Facebook Go: When you develop a lot in Go, you make a lot of libraries and tools in Go. Facebook must be doing plenty because their new Facebook Go repository is full of code, much of it useful utilities for managing HTTP connections, mocking for tests, apps to test libraries like MySQL and MongoDB drivers and so on. Add to your resource list.
HTTP2 Go: While we’re talking Go, there’s a HTTP2 library in development by Google’s Brad Fitzpatrick. While you probably will never touch this directly - it’s designed to be hidden behind net/http – it’s good to know it’s being worked on and it tracking the drafts of the next generation HTTP.
Simpler Charts: When you pick up a powerful charting library does your head spin with the number of virtual buttons, knobs, sliders and dials youo can adjust? And do you get disheartened when no matter how much you twiddle, things just don’t look good enough? Metricsgraphics.js might be what you need. Underneath it uses the D3.js library, but to the user it presents a simple, opinionated API which is designed to need the least twiddling for a good chart. An examples page shows what you can do and an interactive demo lets you play.
Tumblr Services: Seems the folks at Tumblr have been wrestling with microservices, performance and reusability. To take that on they have built Colossus and blogged about it - it’s a Scala/NIO/Akka based framework designed to rapidly and concurrently to process many small client requests. It’s still a work in progress and the release is “pre-1.0” but the code is up on Github. The most interesting part is probably that its coming out of Tumblr.
Zsh features: Zsh is a neat shell, but at first look not overly compelling. This article on Zsh features shows why Zsh is neat. It talks about smart directory completion on ‘cd’ commands, shorthand pathing, partial command searching, tab completion for the kill command, expanding environment variables, git and general help and more.

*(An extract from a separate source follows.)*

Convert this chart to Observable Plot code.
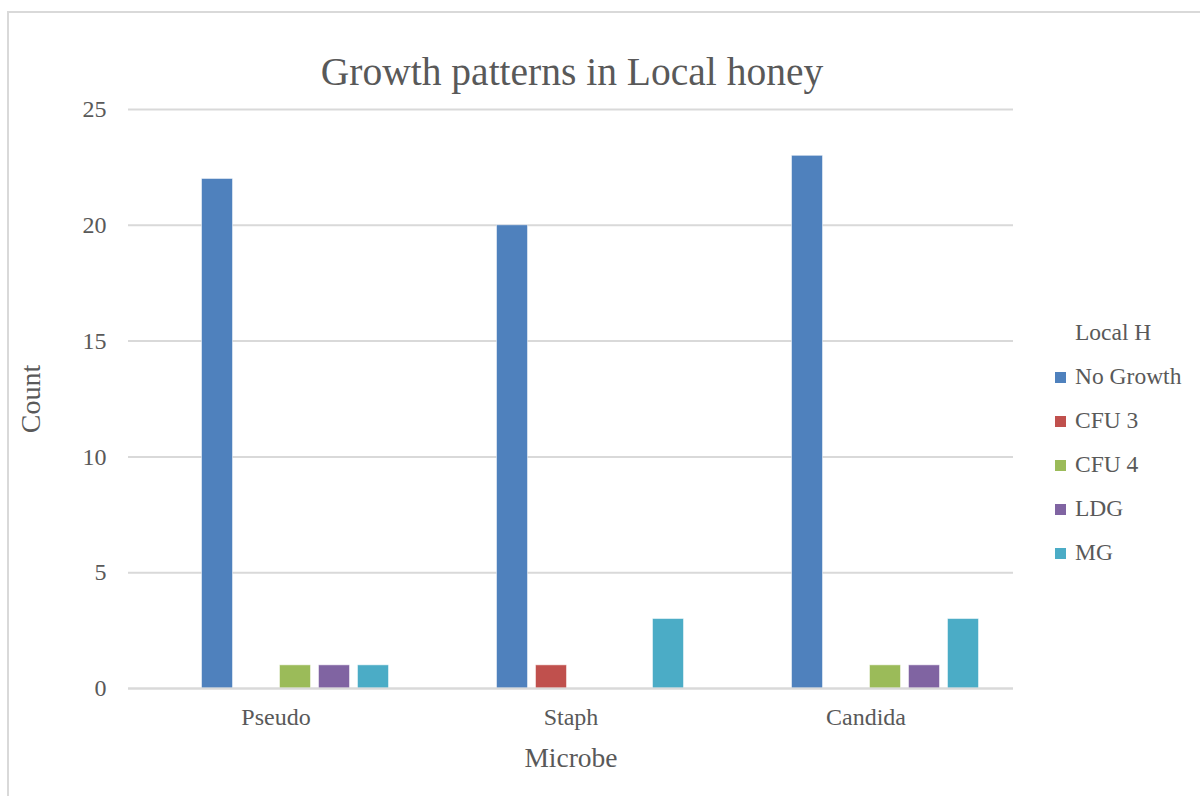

I’ve switched over to zsh but there’s still so much to find and so much familiar from bash.
Covert Compilers for Android: Interesting article about Jack and Jill, two compilers for Android and a new intermediate byte code called Jayce. It appears Google are pushing out a new build chain which does away with dex and has Jack generating Dalvik bytecode directly. For libraries, they are compiled into Jayce bytecode by Jill and are consumed by Jack. These aren’t announced yet but it will represent a major change to the Android build system, sufficient to allow Google to start moving away from standard Java.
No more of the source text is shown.